Adventures In Yard Care (Part II)


This morning began much like Saturday did. I awoke at around 6:30 to go let the dogs out. In their less-than-subtle way, they were letting me know they wanted to go out. While they don't overtly try to wake us, they adopt some passive-aggressive behaviors to get us to wake up and let them out. They sigh loudly. They pace. They will move to another spot of the room and flop heavily on the carpet as if they collapsed there from exhaustion. They lick. The Staffordshire terrier flaps her ears loudly. All of these “subtle” behaviors would wake up a coma victim.

Anyway, I arose and went downstairs to let them out into the back yard. I made me some coffee. I fired up the laptop. I sat in a torpor, drinking coffee and dinking around with the laptop. In actuality, though it is hard for me to get up in the morning and I don't really consider myself to be a morning person, once I am up I enjoy the peace and solitude of being up early in the morning. I can enjoy a precious hour or perhaps two of reading or surfing the Internet or watching TV.


But solitude, like anything rare and fragile, does not last long. Soon the household was awake and it was time to begin the day. Like yesterday, I decided to get outside and do some yard work. Specifically, I decided to continue my efforts to tidy up the front flower beds. Originally, I was going to pull up all the Japanese ivy that has been running rampant and unabated for the past ten or more years. However, just as I was about to grab my first handful and give a hearty yank, I noticed a large garden spider in the center of her orb web (see actual photo above). I've always been something of an “arachnophile” (if there's such a word). I've always been fascinated by spiders and like to observe them. I don't necessarily want them in my house and and I certainly don't want them on me, but I've adopted a live-and-let-live attitude towards them (and I hope they have the same attitude towards me).


So, I decided to leave that particular patch of Japanese ivy alone and to turn my attentions to other areas. There are two boxwood hedge bushes, one on either side of the walkway leading to the front door that did not fare very well during last winter's bitter cold temperatures and several snowstorms.
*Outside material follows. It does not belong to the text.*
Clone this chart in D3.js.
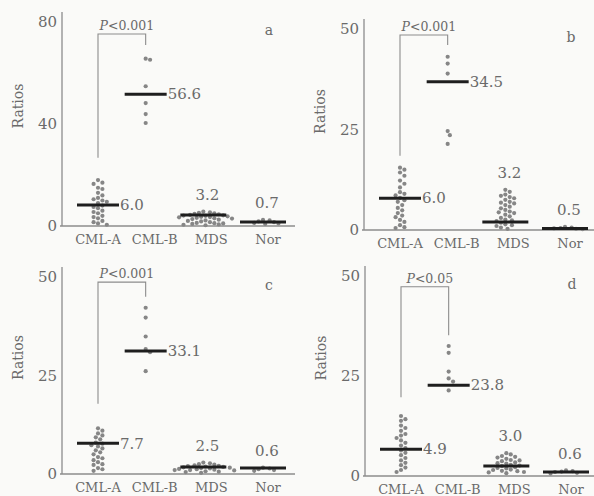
<!DOCTYPE html>
<html>
<head>
<meta charset="utf-8">
<script src="https://cdn.jsdelivr.net/npm/d3@7"></script>
<style>
  html, body { margin: 0; padding: 0; background: #fafaf8; }
  svg { display: block; }
  text { font-family: "DejaVu Serif", "Liberation Serif", serif; fill: #6a6a6a; }
</style>
</head>
<body>
<svg id="chart" width="594" height="496"></svg>
<script>
// data
const panelIds = ['a', 'b', 'c', 'd'];
const categories = ['CML-A', 'CML-B', 'MDS', 'Nor'];
const yMaxes = [80, 50, 50, 50];
const yTickVals = [[0, 40, 80], [0, 25, 50], [0, 25, 50], [0, 25, 50]];
const pLabels = ['<0.001', '<0.001', '<0.001', '<0.05'];

const cmlA = [
    [18, 17, 16.5, 15, 14.5, 13, 12, 11, 10.5, 10, 9.5, 9, 8, 7.5, 7, 6, 5.5, 5, 4, 3.5, 3, 2, 1.5, 1, 0.5],
    [15.5, 15, 14.3, 13.5, 12.3, 11.5, 10.6, 9.4, 9, 8.6, 8, 7.4, 7, 6.2, 5.5, 4.9, 4.2, 3.6, 3.2, 2.5, 2, 1.2, 0.7, 0.5],
    [11.6, 11, 10.3, 9.8, 9.3, 8.8, 8, 7.7, 7.3, 7, 6.5, 6, 5.5, 5, 4.3, 4, 3.5, 3, 2.5, 2.3, 1.5, 1.2, 0.8],
    [15, 14.2, 13.8, 12.6, 12, 11.3, 10.5, 10.1, 9.5, 8.9, 8.3, 7.6, 7, 6.4, 5.8, 5.2, 4.5, 3.9, 3.3, 2.7, 2.1, 1.5, 1]
];
const cmlB = [
    [65.6, 65.2, 54.8, 48.2, 43.9, 40.4],
    [43.1, 41.4, 38.9, 24.6, 23.6, 21.4],
    [42.2, 39.7, 34.9, 31.7, 30.9, 26.1],
    [32.5, 30.8, 26.1, 24.4, 23.6, 21.4]
];
const mds = [
    [0.3, 0.5, 0.8, 1, 1.2, 1.5, 1.8, 2, 2.2, 2.5, 2.7, 3, 3.2, 3.4, 3.6, 3.8, 4, 4.2, 4.4, 4.6, 4.8, 5, 5.2, 5.4, 5.6, 1.1, 2.9, 3.5, 4.1, 0.6],
    [10, 9.5, 8.8, 8.2, 7.9, 7.5, 7, 6.6, 6.2, 5.8, 5.4, 5, 4.6, 4.2, 3.8, 3.4, 3, 2.6, 2.2, 1.8, 1.4, 1, 0.6, 0.3, 8.5, 6.8, 4.4, 2.4, 1.2],
    [0.3, 0.5, 0.7, 0.9, 1, 1.1, 1.2, 1.3, 1.5, 1.6, 1.7, 1.8, 1.9, 2, 2.1, 2.2, 2.4, 2.5, 2.7, 2.9, 1.4, 1.0, 0.6],
    [0.7, 1, 1.3, 1.6, 1.9, 2.2, 2.5, 2.8, 3.1, 3.4, 3.7, 4, 4.3, 4.6, 5, 5.4, 5.7, 1.2, 2, 2.6, 3.2, 3.9, 4.8, 0.9, 1.5]
];
const nor = [
    [0.8, 1.0, 1.2, 1.5, 1.8, 2.2, 2.4],
    [0.2, 0.4, 0.5, 0.6, 0.8, 0.3],
    [0.8, 1, 1.2, 1.4, 1.6],
    [0.6, 0.8, 1, 1.2, 1.4, 1.1]
];
// where the median bars sit in the scan, and the numbers printed beside them
const medianLines = [[8.2, 51.7, 4.3, 1.6], [7.9, 36.9, 2.0, 0.4], [7.8, 31.2, 1.8, 1.5], [6.7, 22.7, 2.5, 1.0]];
const medianLabels = [['6.0', '56.6', '3.2', '0.7'], ['6.0', '34.5', '3.2', '0.5'], ['7.7', '33.1', '2.5', '0.6'], ['4.9', '23.8', '3.0', '0.6']];
// significance bracket: left leg bottom, top, right leg bottom
const bracketLow = [26.8, 18.5, 17.8, 19.7];
const bracketTop = [75.3, 48.5, 48.7, 47.3];
const bracketRightLow = [71, 46, 45, 35.2];

// panel frames
const frames = [
    { x0: 62, base: 226, top: 22, xEnd: 295 },
    { x0: 364, base: 230, top: 29, xEnd: 594 },
    { x0: 62, base: 474, top: 277, xEnd: 295 },
    { x0: 365, base: 476, top: 276, xEnd: 594 }
];
const colNudge = [0, -9, -8, -5];
const r = 2.1;

const svg = d3.select('#chart');

// simple dodge so the dots don't stack on top of each other
function swarm(vals, y, cx) {
    const placed = [];
    const sorted = [...vals].sort((a, b) => b - a);
    for (let v of sorted) {
        const py = y(v);
        let k = 0;
        while (true) {
            const off = k === 0 ? 0 : (k % 2 ? 1 : -1) * Math.ceil(k / 2) * r * 1.05;
            const px = cx + off;
            const hit = placed.some(p => Math.hypot(p.x - px, p.y - py) < 2 * r + 0.3);
            if (!hit) { placed.push({ x: px, y: py }); break; }
            k++;
        }
    }
    return placed;
}

panelIds.forEach((id, i) => {
    const f = frames[i];
    const g = svg.append('g');

    const y = d3.scaleLinear().domain([0, yMaxes[i]]).range([f.base, f.top]);
    const x = d3.scalePoint().domain(categories).range([f.x0 + 36, f.x0 + 206]);
    const col = c => x(c) + colNudge[categories.indexOf(c)];

    // axes
    g.append('line')
        .attr('x1', f.x0).attr('x2', f.x0)
        .attr('y1', f.base).attr('y2', f.top - 10)
        .attr('stroke', '#8c8c8c').attr('stroke-width', 1.3);
    g.append('line')
        .attr('x1', f.x0 - 2).attr('x2', f.xEnd)
        .attr('y1', f.base).attr('y2', f.base)
        .attr('stroke', '#8c8c8c').attr('stroke-width', 1.3);

    g.selectAll('.tick')
        .data(yTickVals[i])
        .enter().append('text')
        .attr('x', f.x0 - 5)
        .attr('y', d => y(d))
        .attr('dy', '0.35em')
        .attr('text-anchor', 'end')
        .style('font-size', '15px')
        .text(d => d);

    g.selectAll('.cat')
        .data(categories)
        .enter().append('text')
        .attr('x', d => x(d))
        .attr('y', f.base + 13)
        .attr('dy', '0.35em')
        .attr('text-anchor', 'middle')
        .style('font-size', '13px')
        .text(d => d);

    g.append('text')
        .attr('transform', `translate(${f.x0 - 39}, ${(f.base + f.top) / 2 - 18}) rotate(-90)`)
        .attr('text-anchor', 'middle')
        .style('font-size', '14px')
        .text('Ratios');

    g.append('text')
        .attr('x', f.x0 + 207)
        .attr('y', f.top + 8)
        .attr('dy', '0.35em')
        .attr('text-anchor', 'middle')
        .style('font-size', '14px')
        .text(id);

    // bracket
    const xl = col('CML-A'), xr = col('CML-B');
    g.append('path')
        .attr('d', `M${xl},${y(bracketLow[i])}V${y(bracketTop[i])}H${xr}V${y(bracketRightLow[i])}`)
        .attr('fill', 'none')
        .attr('stroke', '#8c8c8c')
        .attr('stroke-width', 1.1);
    const pt = g.append('text')
        .attr('x', (xl + xr) / 2 + 5)
        .attr('y', y(bracketTop[i]) - 4)
        .attr('text-anchor', 'middle')
        .style('font-size', '12.5px');
    pt.append('tspan').style('font-style', 'italic').text('P');
    pt.append('tspan').text(pLabels[i]);

    // dots + medians
    const groups = [cmlA[i], cmlB[i], mds[i], nor[i]];
    groups.forEach((vals, j) => {
        const c = categories[j];
        const cx = col(c);
        const pts = swarm(vals, y, cx);
        g.selectAll(null)
            .data(pts)
            .enter().append('circle')
            .attr('cx', d => d.x)
            .attr('cy', d => d.y)
            .attr('r', r)
            .attr('fill', '#868686');

        const half = j < 2 ? 21 : 23;
        const my = y(medianLines[i][j]);
        g.append('line')
            .attr('x1', cx - half).attr('x2', cx + half)
            .attr('y1', my).attr('y2', my)
            .attr('stroke', '#1e1e1e')
            .attr('stroke-width', 3);

        if (j < 2) {
            g.append('text')
                .attr('x', cx + half + 1)
                .attr('y', my)
                .attr('dy', '0.35em')
                .style('font-size', '15px')
                .text(medianLabels[i][j]);
        } else {
            const topY = d3.min(pts, d => d.y);
            g.append('text')
                .attr('x', cx + 4)
                .attr('y', topY - 17)
                .attr('dy', '0.35em')
                .attr('text-anchor', 'middle')
                .style('font-size', '15px')
                .text(medianLabels[i][j]);
        }
    });
});
</script>
</body>
</html>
They've looked sickly ever since. And, to be quite honest, I've never cared much for them anyway. So, I got out my trusty branch cutters, hack saw, and hatchet and got to work.
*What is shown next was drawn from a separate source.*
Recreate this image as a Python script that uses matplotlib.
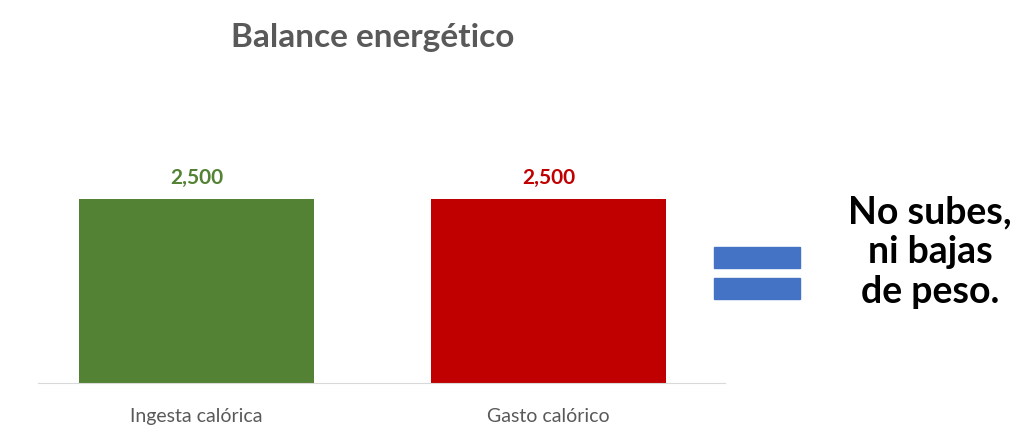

The conditions today were almost identical to yesterday's. That is, it was near 100 degrees and 100% humidity. So, while cutting the bushes down to their trunk was easy, removing the trunk took a lot more effort. I dug all around the trunk and the ball of roots immediately beneath the trunk. This was not made easier by the Texas clay in which the boxwoods grew. Digging in Texas “black gumbo” clay is either like digging in concrete if conditions are dry or like digging in modeling clay if conditions are damp. Today, the conditions were damp.


The roots of the boxwood shrubs were well established and it took much flailing with the hatchet and much leveraging with the spade to get the root ball up. By the time I'd gotten the two of them dug up, I was a physical wreck. My clothes were drenched in sweat. My heart was pounding at a rate two or three times normal. My breathing was fast and heavy. My muscles were quivering and twitching with exhaustion. I had to sit on the front step and rehydrate and wait for my bodily statistics to drop out of the red zone and back into the yellow (green was only a remote possibility at that point).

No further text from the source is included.